The simultaneous announcement of sanctions by four Western democracies against Israeli settlers accused of violence in the West Bank represents something more significant than the penalties themselves: a coordinated diplomatic maneuver that deliberately excludes the United States.

Britain, Canada, France, and Norway—all historically reliable partners of both Israel and Washington—chose to act together on Monday, targeting individuals and entities linked to settler violence against Palestinians. The synchronization was no accident. It was choreographed to maximize diplomatic pressure while minimizing the appearance of any single nation going rogue.

The Washington question

The most conspicuous absence from the announcement was the United States. The Biden administration had, in its final years, begun tentatively sanctioning individual settlers, but the Trump administration has shown no appetite for continuing that approach. By moving without Washington, the four allies are sending a message not just to Jerusalem but to the White House: the traditional Western consensus on Israeli conduct in the occupied territories can proceed without American leadership.
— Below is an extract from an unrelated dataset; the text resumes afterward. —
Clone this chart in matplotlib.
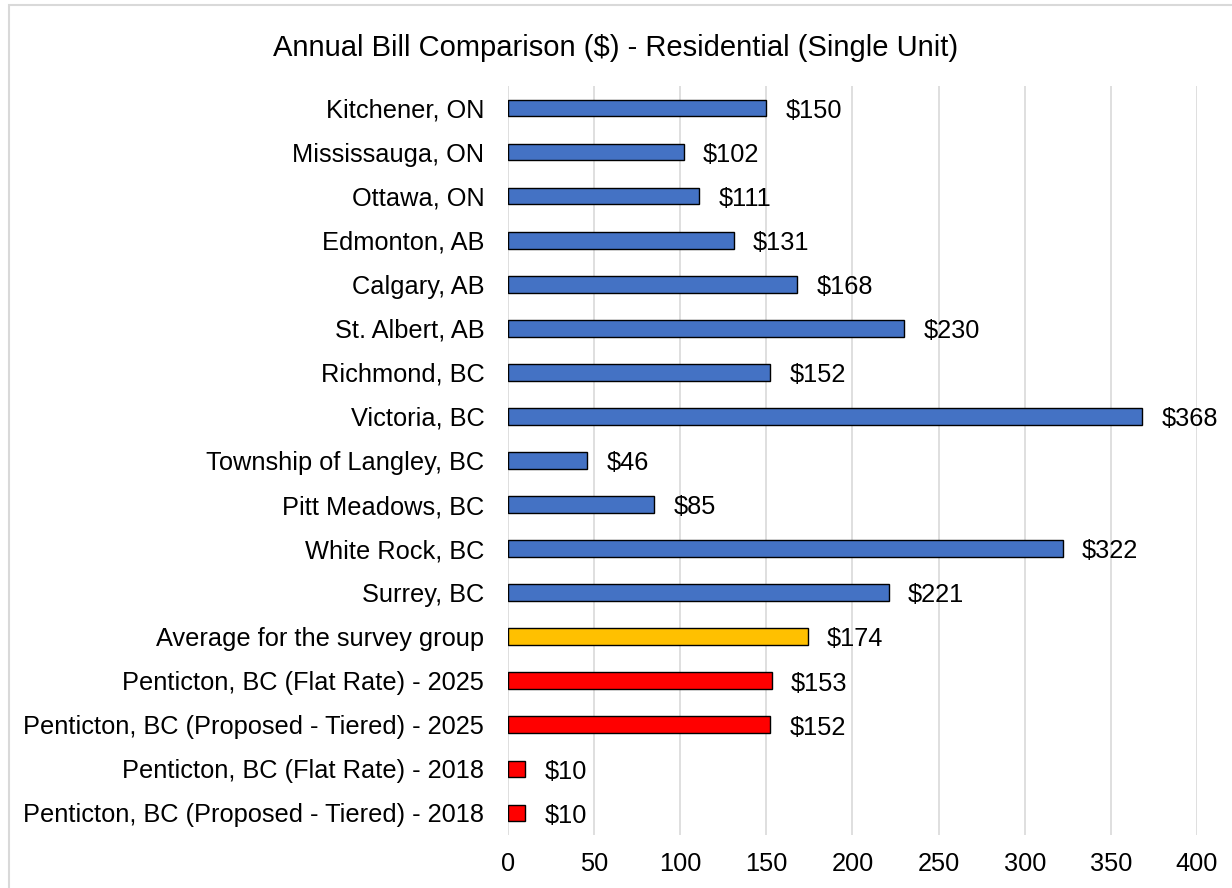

This represents a meaningful shift. For decades, European and Commonwealth nations deferred to Washington on Israel-Palestine matters, recognizing that American influence over Jerusalem far exceeded their own. That calculus appears to be changing. With the Trump administration focused on its broader Iran strategy—and Netanyahu increasingly willing to test the boundaries of American patience—mid-tier Western powers are finding their own voice.

The settler violence context

The sanctions respond to a documented surge in settler attacks on Palestinian communities, which human rights organizations have tracked accelerating over the past two years. The violence has included property destruction, physical assaults, and, in several cases, fatalities. Israeli authorities have been criticized for inadequate prosecution of perpetrators.

For Netanyahu's government, which includes ministers with deep ties to the settler movement, the sanctions create an uncomfortable domestic political problem. The prime minister must balance his coalition's ideological commitments against the diplomatic costs of international isolation—costs that extend beyond the sanctions themselves to the symbolic weight of coordinated Western disapproval.

Our take

The sanctions themselves will have limited practical effect; settler leaders are not typically globetrotters with extensive foreign assets. But the coordination matters enormously. It establishes a precedent for Western action on Israeli-Palestinian issues that routes around American inaction. If this model holds, Netanyahu may find that his close relationship with Trump offers less diplomatic cover than he assumed. The world is learning to work without Washington when Washington declines to work.